The US Ambassador also called on the government to ensure funds are used for their designated purposes, making specific reference to the diversion of money from the National Road Fund by the Minister of Finance Samuel Tweah to “pay salaries.”

“I understand that road rehabilitation and maintenance is a high priority for the Liberian government under the PAPD. However, despite this prioritization, millions of dollars of essential funding from the Road Maintenance Fund have unfortunately been used for other purposes – in violation of the Road Maintenance Act and fundamental public financial management principles”, Mr. McCarthy pointed out.

It is important that the Government of Liberia listen to these concerns raised by our Traditional Partner – the United States and recalibrate the public financial management system of the state in order to conform with international best practices.

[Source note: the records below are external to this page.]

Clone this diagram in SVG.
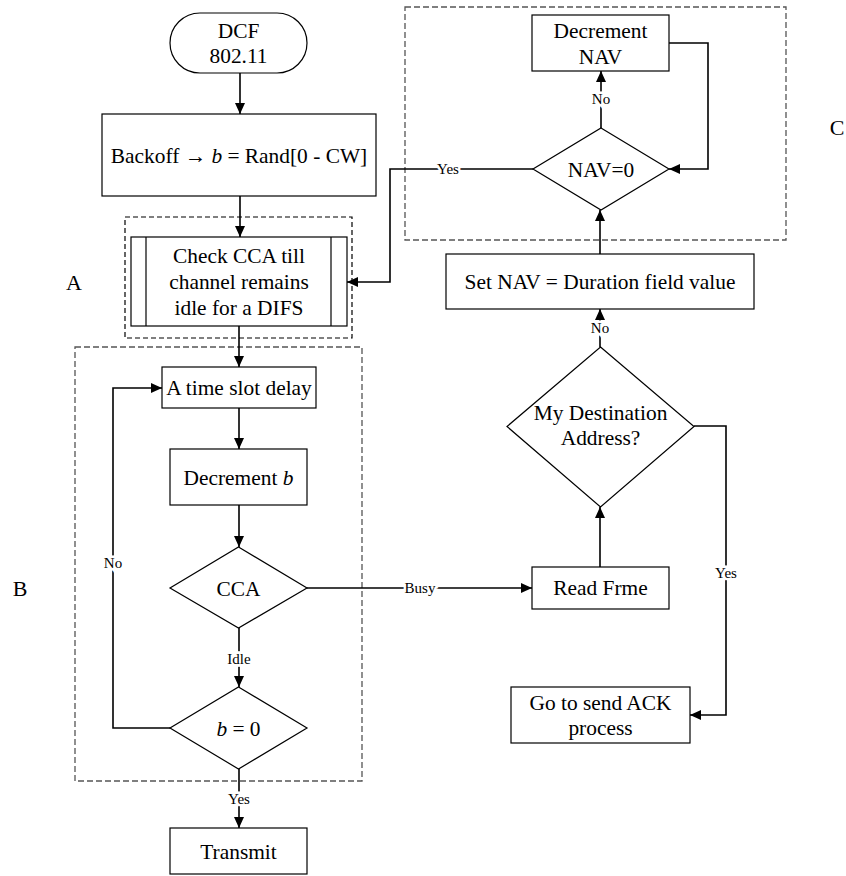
<svg xmlns="http://www.w3.org/2000/svg" width="846" height="876" viewBox="0 0 846 876">
<style>
.n{fill:#fff;stroke:#000;stroke-width:1.2}
.t{font-family:'Liberation Serif','Times New Roman','DejaVu Serif',serif;font-size:21.4px;fill:#000;text-anchor:middle}
.lab{font-family:'Liberation Serif','Times New Roman','DejaVu Serif',serif;font-size:15px;fill:#000;text-anchor:middle;stroke:#fff;stroke-width:5;paint-order:stroke;dominant-baseline:central}
.big{font-family:'Liberation Serif','Times New Roman','DejaVu Serif',serif;font-size:22px;fill:#000;text-anchor:middle}
.ca{fill:none;stroke:#000;stroke-width:1.6;marker-end:url(#ah)}
.g{fill:none;stroke:#555;stroke-width:1.3;stroke-dasharray:6,3}
.gk{fill:none;stroke:#000;stroke-width:1.2;stroke-dasharray:5,3}
</style>
<defs>
<marker id="ah" markerUnits="userSpaceOnUse" markerWidth="12" markerHeight="10" refX="11" refY="5" orient="auto">
<path d="M0,0 L11,5 L0,10 z" fill="#000"/>
</marker>
</defs>
<rect width="846" height="876" fill="#fff"/>

<g id="groups">
<rect class="gk" x="125" y="217" width="227" height="121"/>
<rect class="g" x="75" y="347" width="287" height="434"/>
<rect class="g" x="405" y="7" width="381" height="233"/>
<text class="big" x="74" y="290">A</text>
<text class="big" x="20" y="596">B</text>
<text class="big" x="837" y="135">C</text>
</g>

<g id="connectors">
<path class="ca" d="M240,73 V114"/>
<path class="ca" d="M240,196 V237"/>
<path class="ca" d="M239,326 V367"/>
<path class="ca" d="M239,408 V449"/>
<path class="ca" d="M239,505 V547"/>
<path class="ca" d="M239,628 V687"/>
<path class="ca" d="M239,769 V828"/>
<path class="ca" d="M170,728 H113 V388 H162"/>
<path class="ca" d="M307,588 H532"/>
<path class="ca" d="M600,567 V507"/>
<path class="ca" d="M694,426 H726 V715 H690"/>
<path class="ca" d="M600,347 V309"/>
<path class="ca" d="M600,254 V210"/>
<path class="ca" d="M601,128 V71"/>
<path class="ca" d="M669,43 H708 V169 H669"/>
<path class="ca" d="M533,169 H390 V282 H347"/>
<text class="lab" x="239" y="659">Idle</text>
<text class="lab" x="239" y="799">Yes</text>
<text class="lab" x="113" y="563">No</text>
<text class="lab" x="420" y="588">Busy</text>
<text class="lab" x="726" y="573">Yes</text>
<text class="lab" x="600" y="328">No</text>
<text class="lab" x="601" y="99">No</text>
<text class="lab" x="448" y="169">Yes</text>
</g>

<g id="dcf">
<rect class="n" x="170" y="13" width="137" height="60" rx="30" ry="30"/>
<text class="t" x="238.5" y="38">DCF</text>
<text class="t" x="238.5" y="63">802.11</text>
</g>

<g id="backoff">
<rect class="n" x="102" y="114" width="274" height="82"/>
<text class="t" x="239" y="163">Backoff → <tspan font-style="italic">b</tspan> = Rand[0 - CW]</text>
</g>

<g id="checkcca">
<rect class="n" x="131" y="237" width="216" height="89"/>
<line class="n" x1="146" y1="237" x2="146" y2="326"/>
<line class="n" x1="331" y1="237" x2="331" y2="326"/>
<text class="t" x="239" y="263">Check CCA till</text>
<text class="t" x="239" y="289">channel remains</text>
<text class="t" x="239" y="315">idle for a DIFS</text>
</g>

<g id="timeslot">
<rect class="n" x="162" y="367" width="154" height="41"/>
<text class="t" x="239" y="395">A time slot delay</text>
</g>

<g id="decb">
<rect class="n" x="170" y="449" width="137" height="56"/>
<text class="t" x="238.5" y="485">Decrement <tspan font-style="italic">b</tspan></text>
</g>

<g id="cca">
<polygon class="n" points="238.5,547 307,588 238.5,628 170,588"/>
<text class="t" x="238.5" y="596">CCA</text>
</g>

<g id="bzero">
<polygon class="n" points="238.5,687 307,728 238.5,769 170,728"/>
<text class="t" x="238.5" y="736"><tspan font-style="italic">b</tspan> = 0</text>
</g>

<g id="transmit">
<rect class="n" x="170" y="828" width="137" height="46"/>
<text class="t" x="238.5" y="859">Transmit</text>
</g>

<g id="readframe">
<rect class="n" x="532" y="567" width="137" height="42"/>
<text class="t" x="600.5" y="595">Read Frme</text>
</g>

<g id="mydest">
<polygon class="n" points="600.5,347 694,426.5 600.5,507 507,426.5"/>
<text class="t" x="600.5" y="420">My Destination</text>
<text class="t" x="600.5" y="445">Address?</text>
</g>

<g id="ack">
<rect class="n" x="511" y="687" width="179" height="56"/>
<text class="t" x="600.5" y="710">Go to send ACK</text>
<text class="t" x="600.5" y="735">process</text>
</g>

<g id="setnav">
<rect class="n" x="446" y="254" width="308" height="55"/>
<text class="t" x="600" y="289">Set NAV = Duration field value</text>
</g>

<g id="navzero">
<polygon class="n" points="601,128 669,169 601,210 533,169"/>
<text class="t" x="601" y="177">NAV=0</text>
</g>

<g id="decnav">
<rect class="n" x="532" y="15" width="137" height="56"/>
<text class="t" x="600.5" y="38">Decrement</text>
<text class="t" x="600.5" y="64">NAV</text>
</g>
</svg>
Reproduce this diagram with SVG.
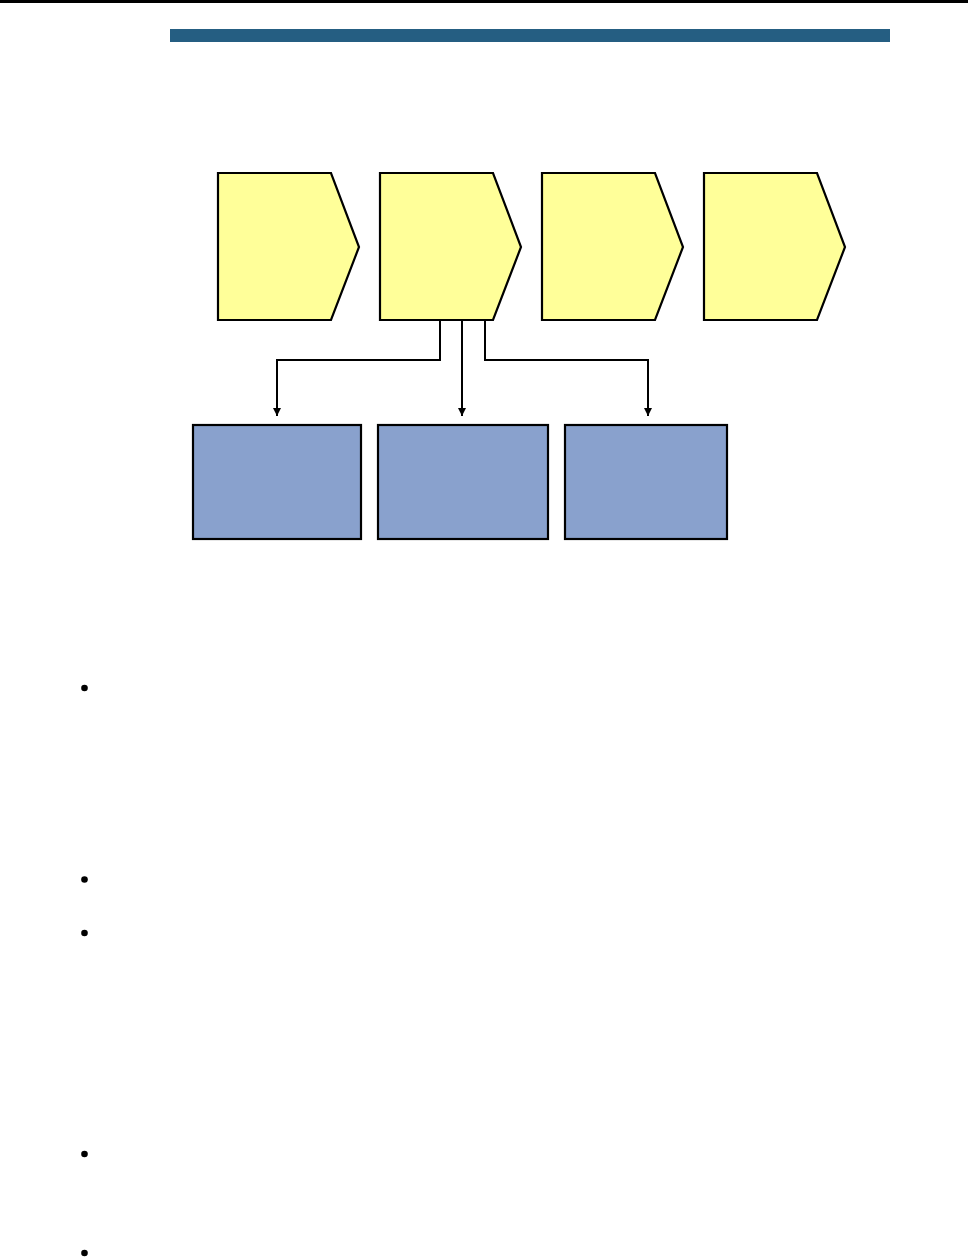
<svg xmlns="http://www.w3.org/2000/svg" width="968" height="1257" viewBox="0 0 968 1257">
<style>
.chev{fill:#FFFF99;stroke:#000;stroke-width:2.2;stroke-linejoin:miter}
.box{fill:#89A1CD;stroke:#000;stroke-width:2.2}
.conn{fill:none;stroke:#000;stroke-width:2}
.bullet{fill:#000}
</style>
<defs>
<marker id="arr" viewBox="0 0 8 8" refX="8" refY="4" markerWidth="8" markerHeight="8" markerUnits="userSpaceOnUse" orient="auto">
<path d="M0,0 L8,4 L0,8 z" fill="#000"/>
</marker>
</defs>
<rect x="0" y="0" width="968" height="3" fill="#000"/>
<rect x="170" y="29" width="720" height="13" fill="#255E82"/>
<g id="chevron1"><polygon class="chev" points="218,173 331,173 359,247 331,320 218,320"/></g>
<g id="chevron2"><polygon class="chev" points="380,173 493,173 521,247 493,320 380,320"/></g>
<g id="chevron3"><polygon class="chev" points="542,173 655,173 683,247 655,320 542,320"/></g>
<g id="chevron4"><polygon class="chev" points="704,173 817,173 845,247 817,320 704,320"/></g>
<g id="connectors">
<polyline class="conn" points="440,321 440,360 277,360 277,416" marker-end="url(#arr)"/>
<polyline class="conn" points="462,321 462,416" marker-end="url(#arr)"/>
<polyline class="conn" points="485,321 485,360 648,360 648,416" marker-end="url(#arr)"/>
</g>
<g id="box1"><rect class="box" x="193" y="425" width="168" height="114"/></g>
<g id="box2"><rect class="box" x="378" y="425" width="170" height="114"/></g>
<g id="box3"><rect class="box" x="565" y="425" width="162" height="114"/></g>
<circle class="bullet" cx="84.5" cy="688" r="3.3"/>
<circle class="bullet" cx="84.5" cy="879.5" r="3.3"/>
<circle class="bullet" cx="84.5" cy="933" r="3.3"/>
<circle class="bullet" cx="84.5" cy="1154" r="3.3"/>
<circle class="bullet" cx="84.5" cy="1253" r="3.3"/>
</svg>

Instead, officials here take pride in justifying the untransparent ways they expend public funds with no regard whatsoever to the hundreds of thousands if not millions of people affected by their missteps. This has to stop!

Take, for example, the operations of State-Owned Enterprises like the Liberia Petroleum Refining Corporation, National Port Authority, and others that generate millions annually and expend funds unilaterally without proper account to the public. These places are the bedrock for corruption that even the Executive connive with to the detriment of the people.

Another classic example of corruption with the acquiescence of the Executive is what is obtaining at the Liberia Institute for Statistics and Geo-Information which has led to the repeated postponement of the national census. With apparent blind eyes by the Executive, officials at LISGIS are doing everything currently to silence the whistleblower, Mr. Williams, as they bath in the census money. This is unfortunate.

We call on the Executive to muster political will to immediately intervene in what is obtaining at LISGIS that has a propensity to discourage donor partners from contributing to a major endeavor such as the national census that has been dragged to March 2023, barely seven months to presidential and general elections.